Example 3: nums = [1,1,2,2,1]
For L = 1, no value occurs exactly once. For L = 2, all subarrays [1,1],[1,2],[2,2],[2,1] occur once each, so L = 2 is valid.
Complexity Analysis
| Measure | Complexity | Explanation |
|---|---|---|
| Time | O(n log n) | Binary search over L, each check scans all subarrays using O(1) hashing |
| Space | O(n) | Prefix arrays and hash map for frequency counting |
The logarithmic factor comes from binary search over possible lengths, and each feasibility check runs in linear time over the array using precomputed rolling hashes.
Test Cases
assert Solution().smallestUniqueSubarray([3,3,3]) == 3 # all duplicates until full length
assert Solution().smallestUniqueSubarray([2,1,2,3,3]) == 1 # single unique element exists
assert Solution().smallestUniqueSubarray([1,1,2,2,1]) == 2 # first unique subarrays appear at length 2
assert Solution().smallestUniqueSubarray([1]) == 1 # single element
assert Solution().smallestUniqueSubarray([1,2,3,4]) == 1 # all elements unique
assert Solution().smallestUniqueSubarray([5,5,5,5]) == 4 # only full array unique
assert Solution().smallestUniqueSubarray([1,2,1,2,1]) == 2 # mixed repetition
| Test | Why |
|---|---|
| [3,3,3] | tests full repetition |
| [2,1,2,3,3] | early unique element |
| [1,1,2,2,1] | uniqueness emerges at L=2 |
| [1] | minimal size array |
| [1,2,3,4] | all singletons |
| [5,5,5,5] | uniqueness only at max length |
| [1,2,1,2,1] | overlapping patterns |
Edge Cases
One important edge case is when the array has length 1. In this case, the only subarray is the array itself, which is trivially unique, so the answer is always 1. The implementation correctly handles this because the binary search range starts at 1 and immediately succeeds.
Another edge case is when all elements are identical.
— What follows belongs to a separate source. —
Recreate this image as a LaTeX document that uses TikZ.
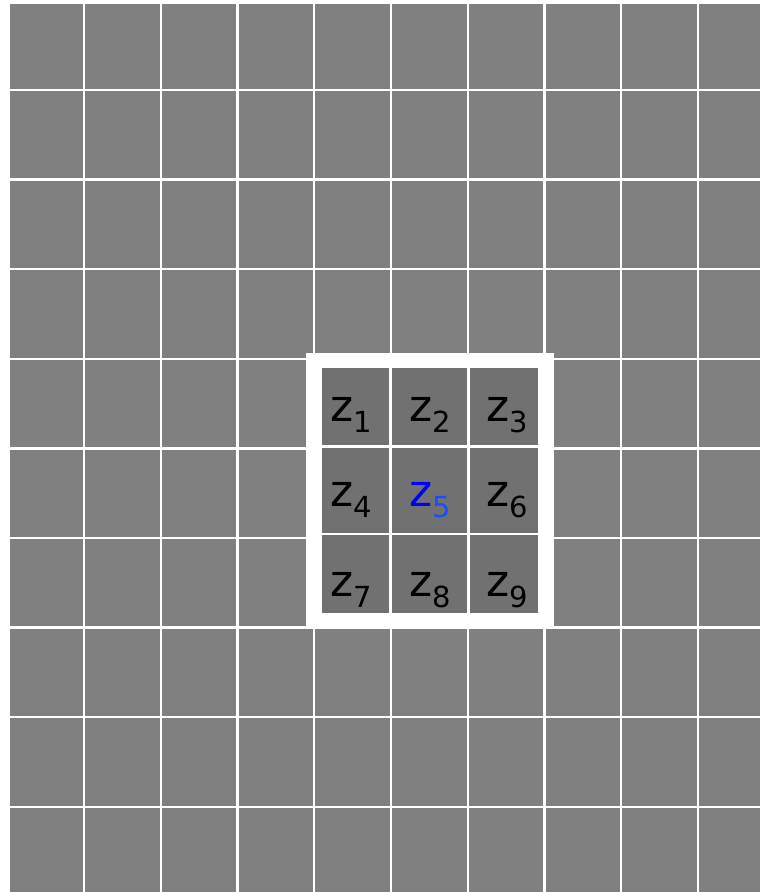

In this scenario, no subarray of length less than n will be unique because every subarray of a given length is identical to others. The algorithm correctly increases L until it reaches n.
A third edge case is when all elements are distinct. Here, every subarray of length 1 is unique, so the answer should be 1. The frequency check correctly identifies singleton occurrences at the smallest length.
A final subtle case involves repeated patterns such as alternating sequences. These can produce multiple overlapping identical subarrays, and correctness depends entirely on accurate hashing and frequency counting, which the rolling hash ensures.